TOM WAITS

Rawwwrrr, rawwwrrr, rawwwrrrr.

Your beloved Tanya has come down with a bit of something, faithful readers.

Oh, you thought I was impersonating Tom Waits? No, heavens forbid. Sure, the man has a voice that sounds like the result of gargling with razor blades, but where is the fun in mocking that? The man himself will surely admit that he has an awful voice.

No, if one wants to put down ol’ Tommo, what they need to do is talk about how he’s a second-rate Hoagy Carmichael. What happens when, for the duration of your career, you’re classified as a “classic songwriter” but, thirty odd years into it, you’ve yet to write one classic song? Or at least one classic song that doesn’t “appropriate” “Waltzing Matilda. Well, then you’d be Tom Waits now, wouldn’t you?

For the first half of the career, he played the lovable drunk that nobody loved; a man who could’ve spared the world a lot of misery if he had just written books or, hey, even DIED IN A GUTTER. Actually, that’s not even the bad part of it: In the second half of his career, he was “reborn” as a guy who banged pots and attached trumpets to toaster ovens…and people called him a genius! As if the singer-songwriter stuff wasn’t atrocious enough, when he started utilizing pump organs and wang-dang-doodles, he lost the ability to even put TWO NOTES TOGETHER!

Wait’s last album had a song which went “What’s he building in there?”. The sharp-eyed observer, and frankly the dim-eyed observer too or indeed the eyeless fucking hunchback dwarf could have guessed what Tom was building: yet another amusical contraption which like Tom himself would have been better suited to crowscaring. Since he alighted on this Bukowski-meets-the-one-man-band schtick, his every album has been the same. Even his fans were forced to admit that Mule Variations wasn’t exactly moving Tom’s art forward, but when you’re a genius that sort of thing apparently doesn’t matter.

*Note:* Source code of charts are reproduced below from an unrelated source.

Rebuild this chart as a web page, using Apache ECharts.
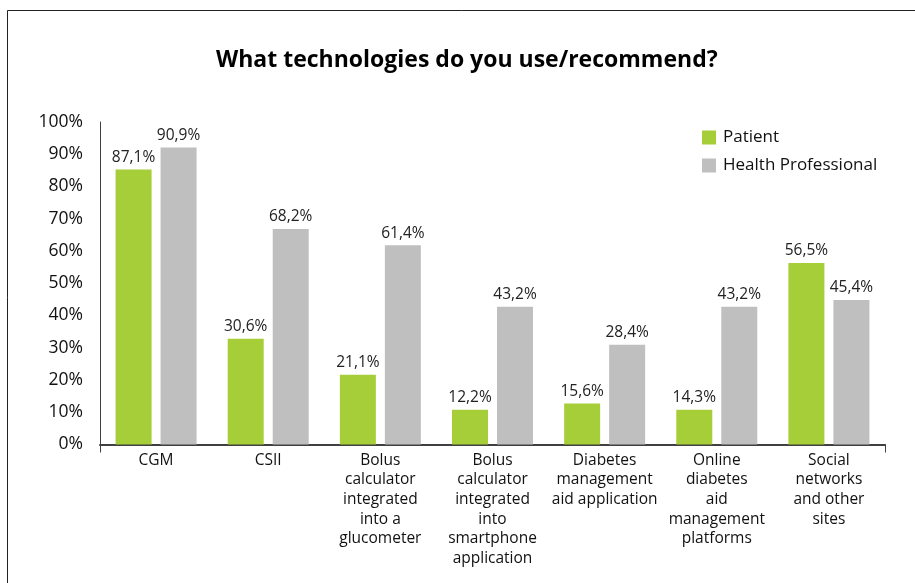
<!DOCTYPE html>
<html><head><meta charset="utf-8">
<script src="https://cdn.jsdelivr.net/npm/echarts@6/dist/echarts.min.js"></script>
<style>html,body{margin:0;padding:0;background:#fff}#c{width:915px;height:583px}</style>
</head><body><div id="c"></div>
<script>
var categories = ["CGM", "CSII", "Bolus\ncalculator\nintegrated\ninto a\nglucometer", "Bolus\ncalculator\nintegrated\ninto\nsmartphone\napplication", "Diabetes\nmanagement\naid application", "Online\ndiabetes\naid\nmanagement\nplatforms", "Social\nnetworks\nand other\nsites"];
var patient = [85.3, 32.8, 21.6, 10.8, 12.7, 10.8, 56.3];
var professional = [92.1, 66.8, 61.8, 42.7, 30.9, 42.7, 44.8];
var patientLabels = ["87,1%", "30,6%", "21,1%", "12,2%", "15,6%", "14,3%", "56,5%"];
var professionalLabels = ["90,9%", "68,2%", "61,4%", "43,2%", "28,4%", "43,2%", "45,4%"];
var yTicks = [0, 10, 20, 30, 40, 50, 60, 70, 80, 90, 100];

var FONT = "Open Sans";
var chart = echarts.init(document.getElementById('c'));
chart.setOption({
  animation: false,
  backgroundColor: '#fff',
  textStyle: {fontFamily: FONT},
  title: {
    text: 'What technologies do you use/recommend?',
    left: 211, top: 44,
    textStyle: {fontFamily: FONT, fontWeight: 'bold', fontSize: 23, color: '#000'}
  },
  graphic: [{
    type: 'rect', silent: true,
    shape: {x: 7.5, y: 10.5, width: 1000, height: 1000},
    style: {fill: 'none', stroke: '#222', lineWidth: 1}
  }],
  legend: {
    orient: 'vertical', left: 697, top: 124,
    itemWidth: 14, itemHeight: 14, itemGap: 11,
    icon: 'rect',
    textStyle: {fontFamily: FONT, fontSize: 17, color: '#111', padding: [0, 0, 0, 2]},
    data: ['Patient', 'Health Professional']
  },
  grid: {left: 100, right: 30, top: 122, bottom: 138.5, containLabel: false},
  xAxis: {
    type: 'category', data: categories,
    axisLine: {show: true, lineStyle: {color: '#404040', width: 2}},
    axisTick: {show: true, length: 8, interval: function(i){ return i === 0; }, lineStyle: {color: '#404040'}},
    axisLabel: {interval: 0, fontFamily: FONT, fontSize: 15.5, color: '#111', lineHeight: 19.6, margin: 6}
  },
  yAxis: {
    type: 'value', min: yTicks[0], max: yTicks[yTicks.length - 1], interval: 10,
    axisLine: {show: true, lineStyle: {color: '#404040', width: 1}},
    axisTick: {show: false},
    splitLine: {show: false},
    axisLabel: {formatter: '{value}%', fontFamily: FONT, fontSize: 17.5, color: '#111', margin: 17}
  },
  series: [{
    name: 'Patient', type: 'bar', data: patient, barWidth: 36, barGap: '25%',
    itemStyle: {color: '#A6CE39'},
    label: {show: true, position: 'top', distance: 4, fontFamily: FONT, fontSize: 15.5, color: '#222',
      formatter: function(p){ return patientLabels[p.dataIndex]; }}
  }, {
    name: 'Health Professional', type: 'bar', data: professional, barWidth: 36,
    itemStyle: {color: '#BFBFBF'},
    label: {show: true, position: 'top', distance: 4, fontFamily: FONT, fontSize: 15.5, color: '#222',
      formatter: function(p){ return professionalLabels[p.dataIndex]; }}
  }]
});
</script></body></html>
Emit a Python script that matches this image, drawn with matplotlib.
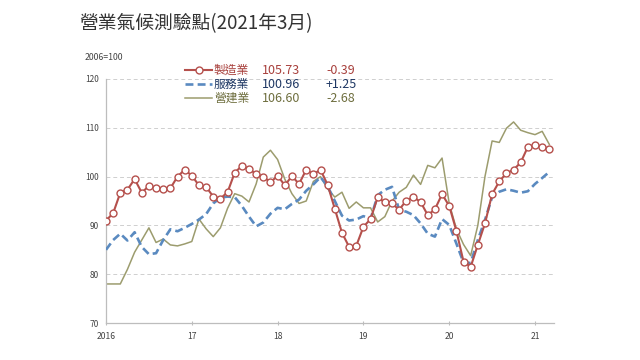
import numpy as np
import matplotlib.pyplot as plt
from matplotlib.lines import Line2D

plt.rcParams['font.family'] = ['Noto Sans CJK TC', 'DejaVu Sans']

# monthly values, Jan 2016 .. Mar 2021
manufacturing = [
    91.0, 92.5, 96.7, 97.3, 99.5, 96.7, 98.1, 97.6, 97.4, 97.6, 100.0, 101.4,
    100.2, 98.2, 97.9, 95.9, 95.5, 96.8, 100.8, 102.2, 101.6, 100.5, 100.0, 98.8,
    100.2, 98.2, 100.1, 98.5, 101.4, 100.5, 101.4, 98.3, 93.4, 88.5, 85.6, 85.8,
    89.7, 91.3, 95.8, 94.7, 94.5, 93.2, 95.1, 95.8, 94.8, 92.1, 93.3, 96.4,
    94.0, 88.9, 82.6, 81.5, 86.0, 90.4, 96.4, 99.0, 100.7, 101.4, 102.9, 106.1,
    106.5, 106.12, 105.73,
]
services = [
    85.0, 87.0, 88.3, 86.9, 88.6, 85.6, 84.1, 84.3, 87.0, 89.2, 88.8, 89.5,
    90.3, 91.2, 92.3, 94.5, 95.7, 95.9, 95.8, 94.0, 91.8, 89.8, 90.6, 92.4,
    93.6, 93.3, 94.4, 95.3, 97.1, 98.4, 99.9, 98.0, 95.0, 92.0, 91.0, 91.2,
    91.9, 91.3, 96.2, 97.3, 97.9, 93.2, 92.8, 92.1, 90.4, 88.3, 87.7, 91.3,
    90.1, 86.3, 82.4, 82.3, 87.0, 91.1, 95.8, 96.9, 97.4, 97.1, 96.7, 97.0,
    98.5, 99.71, 100.96,
]
construction = [
    78.0, 78.0, 78.0, 81.0, 84.5, 87.0, 89.5, 86.5, 87.2, 86.0, 85.8, 86.2,
    86.7, 91.3, 89.3, 87.7, 89.5, 93.5, 96.5, 96.0, 94.8, 98.5, 104.0, 105.4,
    103.5, 99.5, 96.5, 94.5, 95.0, 99.0, 100.0, 97.5, 95.8, 96.8, 93.5, 94.8,
    93.6, 93.6, 90.7, 91.8, 95.0, 96.8, 97.8, 100.3, 98.4, 102.3, 101.8, 103.8,
    94.5, 89.3, 86.1, 83.8, 90.0, 100.0, 107.3, 107.0, 109.9, 111.2, 109.5, 109.0,
    108.6, 109.28, 106.60,
]
year_labels = ['2016', '17', '18', '19', '20', '21']
legend_names = ['製造業', '服務業', '營建業']
legend_latest = ['105.73', '100.96', '106.60']
legend_change = ['-0.39', '+1.25', '-2.68']

red = '#B5504C'
blue = '#5A8AC0'
olive = '#9C9C6E'
text_cols = ['#A8403C', '#1F3864', '#6E6E3E']

fig = plt.figure(figsize=(6.4, 3.6), dpi=100)
ax = fig.add_axes([106 / 640, 1 - 323 / 360, (553.6 - 106) / 640, (323 - 79) / 360])

x = np.arange(len(manufacturing))
ax.plot(x, construction, color=olive, lw=1.1, zorder=2)
ax.plot(x, services, color=blue, lw=1.9, ls=(0, (3, 1.6)), zorder=3)
ax.plot(x, manufacturing, color=red, lw=1.5, marker='o', ms=5,
        mfc='white', mec=red, mew=1.0, zorder=4)

ax.set_ylim(70, 120)
ax.set_xlim(0, 62.6)
ax.set_yticks([70, 80, 90, 100, 110, 120])
ax.set_xticks(np.arange(0, 61, 12))
ax.set_xticklabels(year_labels)
ax.yaxis.grid(True, ls=(0, (4, 3)), color='#cfcfcf', lw=0.7)
ax.set_axisbelow(True)
for s in ['top', 'right']:
    ax.spines[s].set_visible(False)
for s in ['left', 'bottom']:
    ax.spines[s].set_color('#bdbdbd')
    ax.spines[s].set_linewidth(0.9)
ax.tick_params(axis='y', length=0, pad=5, labelsize=6, labelcolor='#444444')
ax.tick_params(axis='x', length=3, direction='inout', color='#bdbdbd',
               pad=5, labelsize=6.2, labelcolor='#444444')

fig.text(196 / 640, 1 - 24 / 360, '營業氣候測驗點(2021年3月)', ha='center',
         va='center', fontsize=13.5, color='#333333')
fig.text(85 / 640, 1 - 58 / 360, '2006=100', ha='left', va='center',
         fontsize=6.3, color='#444444')

rows_y = [70, 84, 98]
styles = [
    dict(color=red, lw=1.5, marker='o', ms=5, mfc='white', mec=red, markevery=[1]),
    dict(color=blue, lw=1.9, ls=(0, (3, 1.6))),
    dict(color=olive, lw=1.1),
]
for i in range(3):
    yy = 1 - rows_y[i] / 360
    ln = Line2D([185 / 640, 198.5 / 640, 212 / 640], [yy, yy, yy],
                transform=fig.transFigure, **styles[i])
    fig.add_artist(ln)
    fig.text(214 / 640, yy, legend_names[i], ha='left', va='center',
             fontsize=8.5, color=text_cols[i])
    fig.text(262 / 640, yy, legend_latest[i], ha='left', va='center',
             fontsize=9, color=text_cols[i])
    fig.text(326 / 640, yy, legend_change[i], ha='left', va='center',
             fontsize=9, color=text_cols[i])

fig.savefig('out.png', dpi=100, facecolor='white')
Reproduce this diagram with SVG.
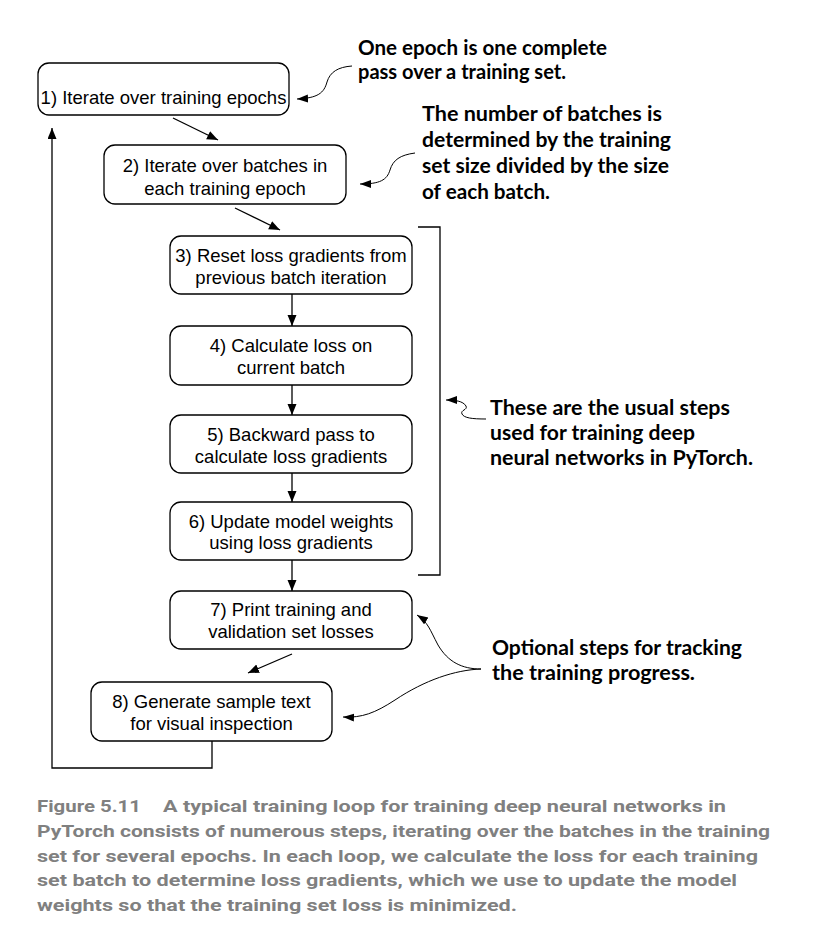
<svg xmlns="http://www.w3.org/2000/svg" width="831" height="943" viewBox="0 0 831 943">
<style>
.box{fill:#fff;stroke:#000;stroke-width:1.3}
.bt{font-family:"Liberation Sans",Arial,sans-serif;font-size:18.5px;fill:#000;text-anchor:middle}
.ann{font-family:Lato,"Open Sans",sans-serif;font-weight:700;font-size:20px;fill:#000}
.cap{font-family:Roboto,"Liberation Sans",sans-serif;font-weight:700;font-size:17px;fill:#808080}
.ln{fill:none;stroke:#000;stroke-width:1.3}
.cl{fill:none;stroke:#000;stroke-width:1}
</style>
<defs>
<marker id="ah" markerUnits="userSpaceOnUse" markerWidth="12" markerHeight="10" refX="11" refY="4.5" orient="auto"><path d="M0,0 L11,4.5 L0,9 z" fill="#000"/></marker>
<marker id="ah2" markerUnits="userSpaceOnUse" markerWidth="12" markerHeight="10" refX="11" refY="4" orient="auto"><path d="M0,0 L11,4 L0,8 z" fill="#000"/></marker>
</defs>
<rect width="831" height="943" fill="#fff"/>

<g id="node1"><rect class="box" x="38" y="63" width="251" height="52" rx="11"/><text class="bt" x="163.5" y="104">1) Iterate over training epochs</text></g>
<g id="node2"><rect class="box" x="104" y="145" width="242" height="59" rx="11"/><text class="bt" x="225" y="172">2) Iterate over batches in</text><text class="bt" x="225" y="195">each training epoch</text></g>
<g id="node3"><rect class="box" x="170" y="236" width="242" height="58" rx="11"/><text class="bt" x="291" y="262">3) Reset loss gradients from</text><text class="bt" x="291" y="284">previous batch iteration</text></g>
<g id="node4"><rect class="box" x="170" y="326" width="242" height="59" rx="11"/><text class="bt" x="291" y="352">4) Calculate loss on</text><text class="bt" x="291" y="374">current batch</text></g>
<g id="node5"><rect class="box" x="170" y="415" width="242" height="58" rx="11"/><text class="bt" x="291" y="441">5) Backward pass to</text><text class="bt" x="291" y="463">calculate loss gradients</text></g>
<g id="node6"><rect class="box" x="170" y="502" width="242" height="58" rx="11"/><text class="bt" x="291" y="528">6) Update model weights</text><text class="bt" x="291" y="549">using loss gradients</text></g>
<g id="node7"><rect class="box" x="170" y="591" width="242" height="58" rx="11"/><text class="bt" x="291" y="616">7) Print training and</text><text class="bt" x="291" y="638">validation set losses</text></g>
<g id="node8"><rect class="box" x="91" y="682" width="241" height="59" rx="11"/><text class="bt" x="211.5" y="708">8) Generate sample text</text><text class="bt" x="211.5" y="730">for visual inspection</text></g>

<g id="connectors">
<line class="ln" x1="173" y1="118" x2="218" y2="140" marker-end="url(#ah)"/>
<line class="ln" x1="235" y1="208" x2="280" y2="230" marker-end="url(#ah)"/>
<line class="ln" x1="292" y1="294" x2="292" y2="326" marker-end="url(#ah)"/>
<line class="ln" x1="292" y1="385" x2="292" y2="415" marker-end="url(#ah)"/>
<line class="ln" x1="292" y1="473" x2="292" y2="502" marker-end="url(#ah)"/>
<line class="ln" x1="292" y1="560" x2="292" y2="591" marker-end="url(#ah)"/>
<line class="ln" x1="292" y1="654" x2="248" y2="673" marker-end="url(#ah)"/>
<polyline class="ln" points="212,741 212,768 52,768 52,128" marker-end="url(#ah)"/>
<polyline class="ln" points="418,227 440,227 440,575 418,575"/>
<path class="cl" d="M352,66 C338,67 330,72 327,82 C324,93 318,98 297,99" marker-end="url(#ah2)"/>
<path class="cl" d="M415,153 C400,155 393,160 390,170 C387,180 380,184 360,184" marker-end="url(#ah2)"/>
<path class="cl" d="M486,419 C472,419 464,418 462,414 C460,410 468,410 466,406 C463,401 455,400 446,400" marker-end="url(#ah2)"/>
<path class="cl" d="M481,669 C462,669 448,662 438,645 C430,630 428,622 417,615" marker-end="url(#ah2)"/>
<path class="cl" d="M481,669 C455,670 425,680 395,700 C375,713 362,718 343,717" marker-end="url(#ah2)"/>
</g>

<g id="annotations">
<text class="ann" x="358" y="55" textLength="249" lengthAdjust="spacingAndGlyphs">One epoch is one complete</text>
<text class="ann" x="358" y="79" textLength="208" lengthAdjust="spacingAndGlyphs">pass over a training set.</text>
<text class="ann" x="422" y="121" textLength="240" lengthAdjust="spacingAndGlyphs">The number of batches is</text>
<text class="ann" x="422" y="147" textLength="249" lengthAdjust="spacingAndGlyphs">determined by the training</text>
<text class="ann" x="422" y="173" textLength="247" lengthAdjust="spacingAndGlyphs">set size divided by the size</text>
<text class="ann" x="422" y="199" textLength="128" lengthAdjust="spacingAndGlyphs">of each batch.</text>
<text class="ann" x="490" y="415" textLength="240" lengthAdjust="spacingAndGlyphs">These are the usual steps</text>
<text class="ann" x="490" y="440" textLength="205" lengthAdjust="spacingAndGlyphs">used for training deep</text>
<text class="ann" x="490" y="465" textLength="263" lengthAdjust="spacingAndGlyphs">neural networks in PyTorch.</text>
<text class="ann" x="492" y="655" textLength="250" lengthAdjust="spacingAndGlyphs">Optional steps for tracking</text>
<text class="ann" x="492" y="680" textLength="203" lengthAdjust="spacingAndGlyphs">the training progress.</text>
</g>

<g id="caption">
<text class="cap" x="37" y="812" textLength="104" lengthAdjust="spacingAndGlyphs">Figure 5.11</text>
<text class="cap" x="163" y="812" textLength="563" lengthAdjust="spacingAndGlyphs">A typical training loop for training deep neural networks in</text>
<text class="cap" x="37" y="837" textLength="733" lengthAdjust="spacingAndGlyphs">PyTorch consists of numerous steps, iterating over the batches in the training</text>
<text class="cap" x="37" y="862" textLength="721" lengthAdjust="spacingAndGlyphs">set for several epochs. In each loop, we calculate the loss for each training</text>
<text class="cap" x="37" y="886" textLength="700" lengthAdjust="spacingAndGlyphs">set batch to determine loss gradients, which we use to update the model</text>
<text class="cap" x="37" y="911" textLength="480" lengthAdjust="spacingAndGlyphs">weights so that the training set loss is minimized.</text>
</g>
</svg>
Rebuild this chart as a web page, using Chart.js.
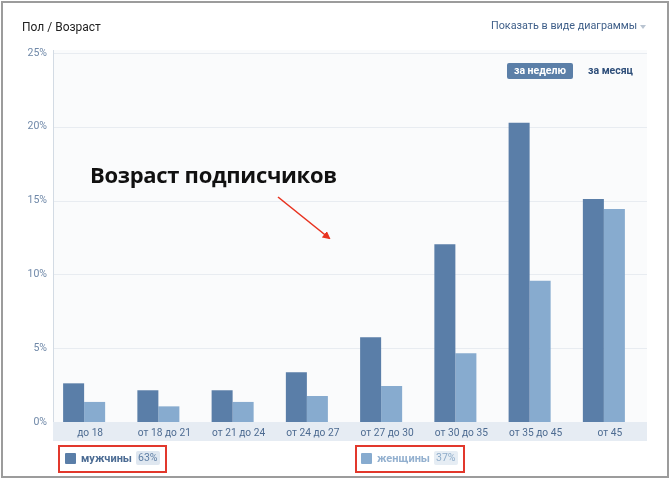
<!DOCTYPE html>
<html>
<head>
<meta charset="utf-8">
<script src="https://cdn.jsdelivr.net/npm/chart.js@4.4.0/dist/chart.umd.min.js"></script>
<style>
  html, body { margin:0; padding:0; background:#fff; }
  body { width:670px; height:482px; position:relative; overflow:hidden; font-family: Roboto, "Open Sans", sans-serif; }
  #frame { position:absolute; left:1px; top:1px; width:664px; height:473px; border:2px solid #9c9c9c; }
  #c { position:absolute; left:0; top:0; }
  .abs { position:absolute; white-space:nowrap; }
  #title { left:22px; top:20px; font-size:12px; color:#222; }
  #show { left:491px; top:19px; font-size:10.8px; color:#3f5f89; }
  #caret { left:640px; top:25px; width:0; height:0; border-left:3.5px solid transparent; border-right:3.5px solid transparent; border-top:4px solid #b9c4d1; }
  #week { left:507px; top:63px; width:66px; height:16px; background:#5b7fa8; color:#fff; font-weight:bold; font-size:10.5px; line-height:16px; text-align:center; border-radius:2px; }
  #month { left:588px; top:63px; font-weight:bold; font-size:10.5px; line-height:16px; color:#2f4f7a; }
  #note { left:90px; top:159px; font-family:"Open Sans", sans-serif; font-weight:bold; font-size:22px; color:#111; letter-spacing:-0.3px; }
  .lg { position:absolute; top:445px; height:28px; border:2px solid #e2382c; box-sizing:border-box; }
  .sq { position:absolute; top:6px; width:11px; height:11px; border-radius:1px; }
  .lt { position:absolute; top:3px; font-size:11px; font-weight:bold; line-height:17px; }
  .pill { position:absolute; top:4px; height:14px; line-height:14px; font-size:10.5px; padding:0 2px; border-radius:2px; }
  svg { position:absolute; left:0; top:0; }
</style>
</head>
<body>
<div id="frame"></div>
<canvas id="c" width="670" height="482"></canvas>
<div class="abs" id="title">Пол / Возраст</div>
<div class="abs" id="show">Показать в виде диаграммы</div>
<div class="abs" id="caret"></div>
<div class="abs" id="week">за неделю</div>
<div class="abs" id="month">за месяц</div>
<div class="abs" id="note">Возраст подписчиков</div>
<svg width="670" height="482">
  <defs>
    <marker id="ah" markerWidth="8" markerHeight="8" refX="6" refY="4" orient="auto" markerUnits="userSpaceOnUse">
      <path d="M0,0 L8,4 L0,8 Z" fill="#e8321f"/>
    </marker>
  </defs>
  <line x1="278" y1="197" x2="329" y2="238" stroke="#e8321f" stroke-width="1.6" marker-end="url(#ah)"/>
</svg>
<div id="legend"></div>
<script>
const categories = ["до 18","от 18 до 21","от 21 до 24","от 24 до 27","от 27 до 30","от 30 до 35","от 35 до 45","от 45"];
const seriesNames = ["мужчины","женщины"];
const menValues = [2.62, 2.15, 2.15, 3.37, 5.74, 12.04, 20.28, 15.11];
const womenValues = [1.36, 1.06, 1.36, 1.76, 2.44, 4.65, 9.57, 14.43];
const seriesShares = ["63%","37%"];
const yTicks = [0, 5, 10, 15, 20, 25];

const colors = ["#5a7ea8", "#87abcf"];
const legendCfg = [
  {left:58, width:109, sqLeft:5, textLeft:21, text:"#4b6b93", pillLeft:76, pillBg:"#dfe7f0", pillColor:"#5f7fa5"},
  {left:355, width:110, sqLeft:4, textLeft:20, text:"#93b0cf", pillLeft:77, pillBg:"#e6edf4", pillColor:"#8eacca"}
];
const lg = document.getElementById('legend');
seriesNames.forEach((n,i)=>{
  const c = legendCfg[i];
  const d = document.createElement('div');
  d.className='lg'; d.style.left=c.left+'px'; d.style.width=c.width+'px';
  d.innerHTML = `<div class="sq" style="left:${c.sqLeft}px;background:${colors[i]}"></div>`+
    `<div class="lt" style="left:${c.textLeft}px;color:${c.text}">${n}</div>`+
    `<div class="pill" style="left:${c.pillLeft}px;background:${c.pillBg};color:${c.pillColor}">${seriesShares[i]}</div>`;
  lg.appendChild(d);
});

const bgPlugin = {
  id:'bg',
  beforeDraw(chart){
    const {ctx, chartArea:a, scales:{y}} = chart;
    const L = a.left + 6, R = a.right + 6;
    ctx.save();
    ctx.fillStyle = '#fafbfc';
    ctx.fillRect(L, a.top-3, R-L, a.bottom-a.top+3);
    ctx.fillStyle = '#e6ecf3';
    ctx.fillRect(L, a.bottom, R-L, 19);
    ctx.strokeStyle = '#e8ecf1';
    ctx.lineWidth = 1;
    yTicks.forEach(v=>{
      if (v===0) return;
      const py = Math.round(y.getPixelForValue(v))+0.5;
      ctx.beginPath(); ctx.moveTo(L, py); ctx.lineTo(R, py); ctx.stroke();
    });
    ctx.strokeStyle = '#d3dbe4';
    ctx.beginPath(); ctx.moveTo(L+0.5, a.top-3); ctx.lineTo(L+0.5, a.bottom); ctx.stroke();
    ctx.restore();
  }
};

new Chart(document.getElementById('c'), {
  type:'bar',
  data:{
    labels:categories,
    datasets:[
      {label:seriesNames[0], data:menValues, backgroundColor:colors[0], borderWidth:0},
      {label:seriesNames[1], data:womenValues, backgroundColor:colors[1], borderWidth:0}
    ]
  },
  options:{
    responsive:false,
    animation:false,
    devicePixelRatio:1,
    categoryPercentage:0.566,
    barPercentage:1,
    layout:{padding:{top:53, right:29, bottom:41, left:0}},
    plugins:{legend:{display:false}, tooltip:{enabled:false}},
    scales:{
      x:{
        grid:{display:false, drawTicks:false},
        border:{display:false},
        ticks:{font:{family:'Roboto', size:10.2}, color:'#4d6b91', padding:5, labelOffset:6, maxRotation:0, autoSkip:false},
        afterFit(s){ s.height = 19; }
      },
      y:{
        min:0, max:25,
        grid:{display:false, drawTicks:false},
        border:{display:false},
        afterBuildTicks(s){ s.ticks = yTicks.map(v=>({value:v})); },
        ticks:{font:{family:'Roboto', size:10.5}, color:'#6f88a8', padding:0, callback:v=>v+'%'},
        afterFit(s){ s.width = 47; }
      }
    }
  },
  plugins:[bgPlugin]
});
</script>
</body>
</html>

Okay, okay, here’s my Waits impression:

“Rawwwrrr-rawrrrrrr-drunk. (ping)

Rawwwwrrr-rawwrrrrr-midgets. (honk)

Rawwwwrrr-rawwwrrrr-broken-heart. (boom-chicka-boom)”

(Repeat ad nauseam and play in 17/12 time.)

Tom Waits. I know right where he can stick that swordfishtrombone. Up his arse? Fuck no, down his THROAT, so we never have to hear him again!